Mythology is a complicated word. Most people associate it with ancient Rome or the Greek Gods. Today, there are many myths floating around the world – including the myths surrounding the loss of hair. While these myths may not be as commonly known as the story of Alexander the Great, they are still prevalent and effect the society we live in.

One of the most commonly discussed myths surrounding hair loss is the “hat-wearing” effect. Hair loss is not affected by how many times you wear a hat during the week or how often you move your hat on your head. Many people think that the more you wear a baseball cap, the balder you’re going to be when you’re older. This is a myth – hair follicles do not get deoxygenated or suffocated when they are underneath a hat because the air is not where they get their oxygen from – they get it from the scalp.

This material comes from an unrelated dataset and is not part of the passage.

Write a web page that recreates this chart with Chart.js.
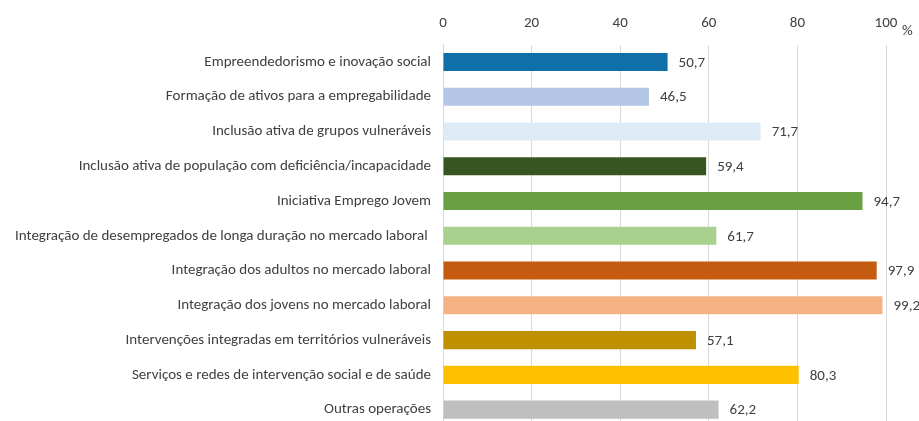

“If I shampoo too much, I’m going to lose all my hair!” Actually, no. This is another myth. When you shower and a lot of hair is in the drain, that doesn’t mean you need to stop shampooing – you need to shampoo more. If you shampoo once every other day then that hair will remain on your scalp – so it builds up the less often you do it. That’s why when you shampoo occasionally you see more hair in the drain than if you do it daily.

Believe it or not – hair loss is genetic for both women and men. Most people think that only men suffer from genetic hair loss. Balding is not just a man’s problem – the facts state the over 40% of women suffer from significant hair thinning throughout their lifetime.

The most widely known myth surrounding hair loss is that genes for hair loss come from the mother’s side of the family only. This is not factual. Yes, the genes from the mother’s side are STRONGER but they are not a determinant.  Baldness can be inherited from the mother’s side, the father’s side or even both.

While the Greek gods may be known for their myths, they are also known for their luscious and voluminous hair. Let’s not intermix the two – keep them separate and know the facts from the fiction.